• **Task instructions**
Retype nothing but the lines from the start of the material up to and including the line with "0.90,0.91,0.92,0.93,0.94,0.95,0.96,0.97,0.98,0.99,1.00];". Pictures don't belong in the copy.

• **Collected material**
——

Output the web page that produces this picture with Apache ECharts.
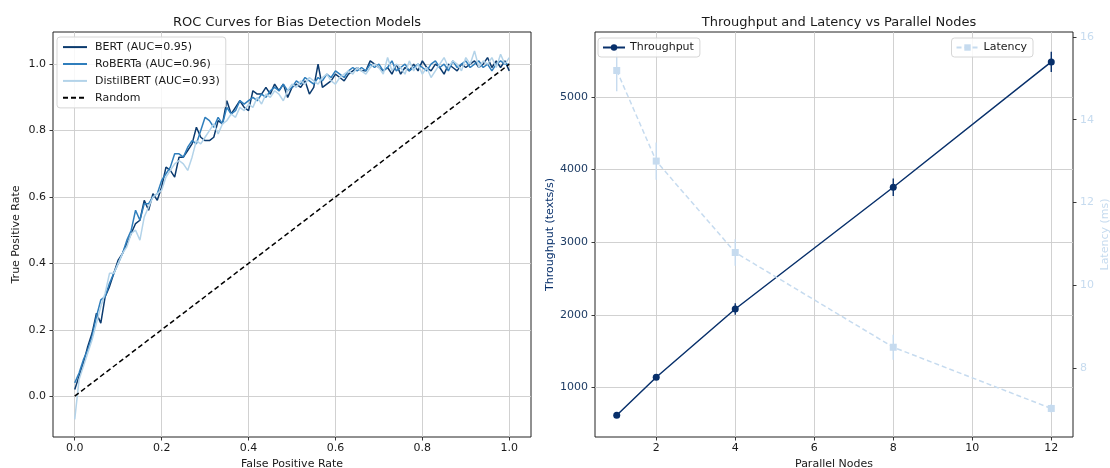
<!DOCTYPE html>
<html>
<head>
<meta charset="utf-8">
<script src="https://cdn.jsdelivr.net/npm/echarts@6/dist/echarts.min.js"></script>
<style>
html,body{margin:0;padding:0;background:#fff;}
#chart{width:1110px;height:468px;}
</style>
</head>
<body>
<div id="chart"></div>
<script>
// ---------- ROC data ----------
const fpr = [0.00,0.01,0.02,0.03,0.04,0.05,0.06,0.07,0.08,0.09,
0.10,0.11,0.12,0.13,0.14,0.15,0.16,0.17,0.18,0.19,
0.20,0.21,0.22,0.23,0.24,0.25,0.26,0.27,0.28,0.29,
0.30,0.31,0.32,0.33,0.34,0.35,0.36,0.37,0.38,0.39,
0.40,0.41,0.42,0.43,0.44,0.45,0.46,0.47,0.48,0.49,
0.50,0.51,0.52,0.53,0.54,0.55,0.56,0.57,0.58,0.59,
0.60,0.61,0.62,0.63,0.64,0.65,0.66,0.67,0.68,0.69,
0.70,0.71,0.72,0.73,0.74,0.75,0.76,0.77,0.78,0.79,
0.80,0.81,0.82,0.83,0.84,0.85,0.86,0.87,0.88,0.89,
0.90,0.91,0.92,0.93,0.94,0.95,0.96,0.97,0.98,0.99,1.00];

const bertTpr = [0.02,0.06,0.10,0.15,0.19,0.25,0.22,0.30,0.33,0.37,
0.41,0.43,0.46,0.49,0.52,0.53,0.59,0.56,0.61,0.59,
0.63,0.69,0.68,0.66,0.72,0.72,0.74,0.76,0.81,0.78,
0.77,0.77,0.78,0.83,0.82,0.89,0.85,0.87,0.89,0.87,
0.86,0.92,0.91,0.91,0.93,0.91,0.94,0.92,0.94,0.90,
0.93,0.94,0.93,0.95,0.91,0.93,1.00,0.93,0.94,0.95,
0.97,0.96,0.95,0.97,0.98,0.99,0.98,0.98,1.01,1.00,
0.99,0.98,0.99,0.97,1.00,0.97,0.99,0.98,1.00,0.98,
1.01,0.99,0.98,1.00,0.99,0.97,1.00,0.99,0.98,1.00,
0.99,1.00,1.01,0.99,1.00,1.02,0.99,1.01,0.99,1.01,0.98];

const robertaTpr = [0.04,0.07,0.11,0.14,0.18,0.24,0.29,0.30,0.34,0.37,
0.40,0.43,0.47,0.50,0.56,0.53,0.58,0.58,0.60,0.61,
0.65,0.67,0.69,0.73,0.73,0.72,0.75,0.77,0.76,0.80,
0.84,0.83,0.81,0.84,0.82,0.87,0.85,0.86,0.89,0.88,
0.89,0.90,0.89,0.91,0.90,0.92,0.93,0.92,0.94,0.92,
0.93,0.95,0.94,0.96,0.95,0.94,0.96,0.95,0.97,0.96,
0.98,0.97,0.96,0.98,0.99,0.98,0.99,0.98,1.00,0.99,
1.00,0.98,0.99,1.01,0.98,0.99,1.00,0.98,0.99,1.00,
0.99,0.98,1.00,1.01,0.99,1.00,0.98,1.01,0.99,1.00,
1.01,0.99,1.00,1.01,0.99,1.00,0.98,1.00,1.01,1.00,1.00];

const distilTpr = [-0.07,0.05,0.09,0.13,0.17,0.22,0.27,0.31,0.37,0.37,
0.40,0.43,0.45,0.49,0.50,0.47,0.54,0.57,0.60,0.61,
0.62,0.66,0.68,0.70,0.71,0.70,0.68,0.72,0.77,0.76,
0.78,0.80,0.82,0.79,0.82,0.83,0.85,0.84,0.87,0.86,
0.88,0.87,0.90,0.88,0.91,0.90,0.92,0.91,0.89,0.92,
0.94,0.93,0.95,0.94,0.96,0.95,0.94,0.96,0.97,0.95,
0.94,0.96,0.97,0.98,0.97,0.99,0.98,0.97,0.99,1.00,
0.99,0.97,1.02,0.98,1.00,0.99,0.97,1.01,0.98,1.00,
0.97,0.99,0.96,0.98,1.00,1.02,0.99,1.01,1.00,0.98,
1.02,1.00,1.04,0.99,1.01,1.00,1.02,0.99,1.03,1.00,1.02];

const randomX = [0, 1];
const randomY = [0, 1];
const rocTicks = [0.0, 0.2, 0.4, 0.6, 0.8, 1.0];

// ---------- Scaling data ----------
const nodes = [1, 2, 4, 8, 12];
const throughput = [619, 1142, 2082, 3757, 5482];
const throughputErr = [20, 35, 80, 120, 140];
const latency = [15.19, 13.0, 10.79, 8.50, 7.02];
const latencyErr = [0.5, 0.45, 0.32, 0.3, 0.1];
const nodeTicks = [2, 4, 6, 8, 10, 12];
const throughputTicks = [1000, 2000, 3000, 4000, 5000];
const latencyTicks = [8, 10, 12, 14, 16];

// ---------- styling ----------
const FONT = 'DejaVu Sans';
const TXT = '#1a1a1a';
const C_BERT = '#0b3a6e';
const C_ROB = '#2f7ebc';
const C_DIS = '#b3d3e9';
const C_TP = '#08306b';
const C_LAT = '#c6dbef';
const GRIDC = '#cccccc';

const pairs = (xs, ys) => xs.map((x, i) => [x, ys[i]]);
const errData = (xs, ys, es) => xs.map((x, i) => [x, ys[i] - es[i], ys[i] + es[i]]);

function errRender(color) {
  return function (params, api) {
    const x = api.value(0), lo = api.value(1), hi = api.value(2);
    const p1 = api.coord([x, lo]);
    const p2 = api.coord([x, hi]);
    return {
      type: 'line',
      shape: { x1: p1[0], y1: p1[1], x2: p2[0], y2: p2[1] },
      style: { stroke: color, lineWidth: 1.4 }
    };
  };
}

const tickStyle = (vals) => ({ show: true, inside: false, length: 3.5, customValues: vals, lineStyle: { color: '#222', width: 0.9 } });
const legendBox = { padding: [3, 6, 3, 4], itemWidth: 22, backgroundColor: 'rgba(255,255,255,0.85)',
  borderColor: '#d6d6d6', borderWidth: 1, borderRadius: 3,
  textStyle: { fontFamily: FONT, fontSize: 11, color: TXT, lineHeight: 13 } };

const chart = echarts.init(document.getElementById('chart'), null, { renderer: 'canvas' });

const option = {
  animation: false,
  backgroundColor: '#fff',
  textStyle: { fontFamily: FONT },
  title: [
    { text: 'ROC Curves for Bias Detection Models', left: 292, top: 11, textAlign: 'center',
      textStyle: { fontFamily: FONT, fontSize: 13, fontWeight: 'normal', color: TXT } },
    { text: 'Throughput and Latency vs Parallel Nodes', left: 834, top: 11, textAlign: 'center',
      textStyle: { fontFamily: FONT, fontSize: 13, fontWeight: 'normal', color: TXT } }
  ],
  legend: [
    Object.assign({}, legendBox, { orient: 'vertical', left: 57, top: 37, itemWidth: 24, itemHeight: 10, itemGap: 3.7,
      padding: [3.5, 6, 3.5, 5],
      textStyle: { fontFamily: FONT, fontSize: 11, color: TXT, lineHeight: 13.2, padding: [0, 0, 0, 3] },
      itemStyle: { opacity: 0, color: 'transparent', borderWidth: 0 },
      data: ['BERT (AUC=0.95)', 'RoBERTa (AUC=0.96)', 'DistilBERT (AUC=0.93)', 'Random'] }),
    Object.assign({}, legendBox, { orient: 'vertical', left: 598, top: 38, itemHeight: 8, data: ['Throughput'] }),
    Object.assign({}, legendBox, { orient: 'vertical', right: 77, top: 38, itemHeight: 8, data: ['Latency'] })
  ],
  grid: [
    { left: 53, top: 32, width: 478, height: 405, outerBoundsMode: 'none', containLabel: false,
      show: true, borderColor: '#222', borderWidth: 1, backgroundColor: 'transparent' },
    { left: 595, top: 32, width: 478, height: 405, outerBoundsMode: 'none', containLabel: false,
      show: true, borderColor: '#222', borderWidth: 1, backgroundColor: 'transparent' }
  ],
  xAxis: [
    { type: 'value', gridIndex: 0, min: -0.05, max: 1.05,
      name: 'False Positive Rate', nameLocation: 'middle', nameGap: 20,
      nameTextStyle: { fontFamily: FONT, fontSize: 11, color: TXT },
      axisLine: { show: false, onZero: false },
      axisTick: tickStyle(rocTicks),
      axisLabel: { customValues: rocTicks, formatter: v => v.toFixed(1), fontFamily: FONT, fontSize: 11, color: TXT, margin: 6 },
      splitLine: { show: true, lineStyle: { color: GRIDC, width: 0.9 } } },
    { type: 'value', gridIndex: 1, min: 0.45, max: 12.55,
      name: 'Parallel Nodes', nameLocation: 'middle', nameGap: 20,
      nameTextStyle: { fontFamily: FONT, fontSize: 11, color: TXT },
      axisLine: { show: false, onZero: false },
      axisTick: tickStyle(nodeTicks),
      axisLabel: { customValues: nodeTicks, formatter: v => String(v), fontFamily: FONT, fontSize: 11, color: TXT, margin: 6 },
      splitLine: { show: true, lineStyle: { color: GRIDC, width: 0.9 } } }
  ],
  yAxis: [
    { type: 'value', gridIndex: 0, min: -0.123, max: 1.097,
      name: 'True Positive Rate', nameLocation: 'middle', nameGap: 31,
      nameTextStyle: { fontFamily: FONT, fontSize: 11, color: TXT },
      axisLine: { show: false, onZero: false },
      axisTick: tickStyle(rocTicks),
      axisLabel: { customValues: rocTicks, formatter: v => v.toFixed(1), fontFamily: FONT, fontSize: 11, color: TXT, margin: 7 },
      splitLine: { show: true, lineStyle: { color: GRIDC, width: 0.9 } } },
    { type: 'value', gridIndex: 1, min: 320, max: 5894, position: 'left',
      name: 'Throughput (texts/s)', nameLocation: 'middle', nameGap: 39,
      nameTextStyle: { fontFamily: FONT, fontSize: 11, color: C_TP },
      axisLine: { show: false, onZero: false },
      axisTick: tickStyle(throughputTicks),
      axisLabel: { customValues: throughputTicks, formatter: v => String(v), fontFamily: FONT, fontSize: 11, color: '#1d3b63', margin: 7 },
      splitLine: { show: true, lineStyle: { color: GRIDC, width: 0.9 } } },
    { type: 'value', gridIndex: 1, min: 6.33, max: 16.12, position: 'right',
      name: 'Latency (ms)', nameLocation: 'middle', nameGap: 27, nameRotate: 90,
      nameTextStyle: { fontFamily: FONT, fontSize: 11, color: C_LAT },
      axisLine: { show: false, onZero: false },
      axisTick: tickStyle(latencyTicks),
      axisLabel: { customValues: latencyTicks, formatter: v => String(v), fontFamily: FONT, fontSize: 11, color: C_LAT, margin: 7 },
      splitLine: { show: false } }
  ],
  series: [
    { name: 'BERT (AUC=0.95)', type: 'line', xAxisIndex: 0, yAxisIndex: 0, data: pairs(fpr, bertTpr),
      symbol: 'none', lineStyle: { color: C_BERT, width: 1.5 }, itemStyle: { color: C_BERT } },
    { name: 'RoBERTa (AUC=0.96)', type: 'line', xAxisIndex: 0, yAxisIndex: 0, data: pairs(fpr, robertaTpr),
      symbol: 'none', lineStyle: { color: C_ROB, width: 1.5 }, itemStyle: { color: C_ROB } },
    { name: 'DistilBERT (AUC=0.93)', type: 'line', xAxisIndex: 0, yAxisIndex: 0, data: pairs(fpr, distilTpr),
      symbol: 'none', lineStyle: { color: C_DIS, width: 1.5 }, itemStyle: { color: C_DIS } },
    { name: 'Random', type: 'line', xAxisIndex: 0, yAxisIndex: 0, data: pairs(randomX, randomY),
      symbol: 'none', lineStyle: { color: '#000', width: 1.5, type: [5, 3] }, itemStyle: { color: '#000' } },

    { name: 'Throughput', type: 'line', xAxisIndex: 1, yAxisIndex: 1, data: pairs(nodes, throughput),
      symbol: 'circle', symbolSize: 7, lineStyle: { color: C_TP, width: 1.5 }, itemStyle: { color: C_TP } },
    { name: 'Throughput', type: 'custom', xAxisIndex: 1, yAxisIndex: 1, data: errData(nodes, throughput, throughputErr),
      encode: { x: 0, y: [1, 2] }, renderItem: errRender(C_TP), z: 3 },
    { name: 'Latency', type: 'line', xAxisIndex: 1, yAxisIndex: 2, data: pairs(nodes, latency),
      symbol: 'rect', symbolSize: 7, lineStyle: { color: C_LAT, width: 1.5, type: [5, 3] }, itemStyle: { color: C_LAT } },
    { name: 'Latency', type: 'custom', xAxisIndex: 1, yAxisIndex: 2, data: errData(nodes, latency, latencyErr),
      encode: { x: 0, y: [1, 2] }, renderItem: errRender(C_LAT), z: 3 }
  ]
};
chart.setOption(option);
</script>
</body>
</html>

——

• **Result of the exercise**
Output the web page that produces this picture with Apache ECharts.
<!DOCTYPE html>
<html>
<head>
<meta charset="utf-8">
<script src="https://cdn.jsdelivr.net/npm/echarts@6/dist/echarts.min.js"></script>
<style>
html,body{margin:0;padding:0;background:#fff;}
#chart{width:1110px;height:468px;}
</style>
</head>
<body>
<div id="chart"></div>
<script>
// ---------- ROC data ----------
const fpr = [0.00,0.01,0.02,0.03,0.04,0.05,0.06,0.07,0.08,0.09,
0.10,0.11,0.12,0.13,0.14,0.15,0.16,0.17,0.18,0.19,
0.20,0.21,0.22,0.23,0.24,0.25,0.26,0.27,0.28,0.29,
0.30,0.31,0.32,0.33,0.34,0.35,0.36,0.37,0.38,0.39,
0.40,0.41,0.42,0.43,0.44,0.45,0.46,0.47,0.48,0.49,
0.50,0.51,0.52,0.53,0.54,0.55,0.56,0.57,0.58,0.59,
0.60,0.61,0.62,0.63,0.64,0.65,0.66,0.67,0.68,0.69,
0.70,0.71,0.72,0.73,0.74,0.75,0.76,0.77,0.78,0.79,
0.80,0.81,0.82,0.83,0.84,0.85,0.86,0.87,0.88,0.89,
0.90,0.91,0.92,0.93,0.94,0.95,0.96,0.97,0.98,0.99,1.00];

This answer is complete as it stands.